There is also an operational risk. Even when everyone means well, manual coordination can break down. People forget dates. Organizers lose track. Payment proofs get buried in chat threads. One misunderstanding can damage trust faster than people expect.

Another trade-off is flexibility. A susu works well when the group has stable cash flow and clear goals. It is less forgiving when members have unpredictable income or when the group changes rules mid-cycle. If several people need the payout first, or if contribution amounts become unrealistic, the system starts to strain.

That is why the best susu groups are not just generous. They are organized.
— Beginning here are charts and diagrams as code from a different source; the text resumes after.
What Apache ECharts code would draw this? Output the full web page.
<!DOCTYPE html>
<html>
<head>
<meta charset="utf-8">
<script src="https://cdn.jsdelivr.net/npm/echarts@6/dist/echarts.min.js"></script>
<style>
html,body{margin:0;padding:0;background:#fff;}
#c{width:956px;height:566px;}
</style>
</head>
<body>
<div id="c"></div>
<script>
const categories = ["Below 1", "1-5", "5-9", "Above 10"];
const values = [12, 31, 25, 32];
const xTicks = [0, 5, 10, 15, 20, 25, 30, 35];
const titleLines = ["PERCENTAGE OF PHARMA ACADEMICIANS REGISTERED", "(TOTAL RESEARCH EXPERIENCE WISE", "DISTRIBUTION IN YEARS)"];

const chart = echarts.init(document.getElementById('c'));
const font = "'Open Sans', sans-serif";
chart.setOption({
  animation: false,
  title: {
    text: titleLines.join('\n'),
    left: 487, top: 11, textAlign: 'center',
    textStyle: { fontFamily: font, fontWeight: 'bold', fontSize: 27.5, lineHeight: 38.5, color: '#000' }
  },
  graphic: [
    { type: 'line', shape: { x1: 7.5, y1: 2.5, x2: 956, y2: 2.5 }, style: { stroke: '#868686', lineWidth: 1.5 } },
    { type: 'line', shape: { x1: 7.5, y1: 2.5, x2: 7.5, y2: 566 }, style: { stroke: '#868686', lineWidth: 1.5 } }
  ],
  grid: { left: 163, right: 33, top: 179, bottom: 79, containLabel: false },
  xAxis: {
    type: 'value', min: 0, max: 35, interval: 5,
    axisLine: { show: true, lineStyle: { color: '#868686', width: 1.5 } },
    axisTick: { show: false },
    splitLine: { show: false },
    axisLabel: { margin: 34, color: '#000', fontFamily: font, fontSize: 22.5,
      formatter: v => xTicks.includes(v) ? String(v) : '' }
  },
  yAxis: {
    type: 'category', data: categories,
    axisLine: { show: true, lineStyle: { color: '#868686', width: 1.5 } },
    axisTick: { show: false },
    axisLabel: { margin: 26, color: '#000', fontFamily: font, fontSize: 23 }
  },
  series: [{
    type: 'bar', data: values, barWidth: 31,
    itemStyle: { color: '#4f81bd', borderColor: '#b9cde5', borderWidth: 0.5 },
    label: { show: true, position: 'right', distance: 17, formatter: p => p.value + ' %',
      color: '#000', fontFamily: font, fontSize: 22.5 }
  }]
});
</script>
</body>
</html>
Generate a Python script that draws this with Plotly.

What makes a susu run smoothly

A good susu usually has a few things in place from day one: a fixed contribution amount, a locked payment schedule, a clear payout order, and written rules for late or missed payments. Members also need visibility. Everyone should be able to see what has been paid, what is due, and where the cycle stands.

This is where digital tools can improve an old model without changing what makes it valuable. The community logic stays the same. What changes is the admin burden.

Instead of chasing payments across text messages and transfers, a digital system can centralize the process. Members get one payment flow, organizers get one dashboard, and everyone sees the same record. That means fewer awkward follow-ups and fewer disputes about who paid what and when.

For example, a platform like Chamly can make a susu feel structured from the start. You can set the schedule, collect contributions through a shared payment link, automate reminders, track payments in real time, and reduce the usual spreadsheet chaos. Same community practice. Less friction.

Is a susu the right fit for your group?

It depends on what your group needs. If the goal is recurring, disciplined saving with rotating access to cash, a susu can work very well. If the group is informal but committed, it often feels more natural than setting up something rigid or bank-centered.

But if members have highly unpredictable income, weak trust, or no appetite for shared rules, a susu may create more tension than value. The model is strong, but it is not magic. It works when the structure is respected.

A good test is simple. Can your group agree on the amount, the schedule, the payout order, and the consequences of paying late? If yes, you probably have the foundation for a healthy susu. If not, fix that first before money starts moving.

The best susu setups are not complicated. They are clear. When everyone knows the rules, sees the same information, and contributes on schedule, the system does what it was always meant to do: help people move forward together, without the chasing, the confusion, or the unnecessary stress.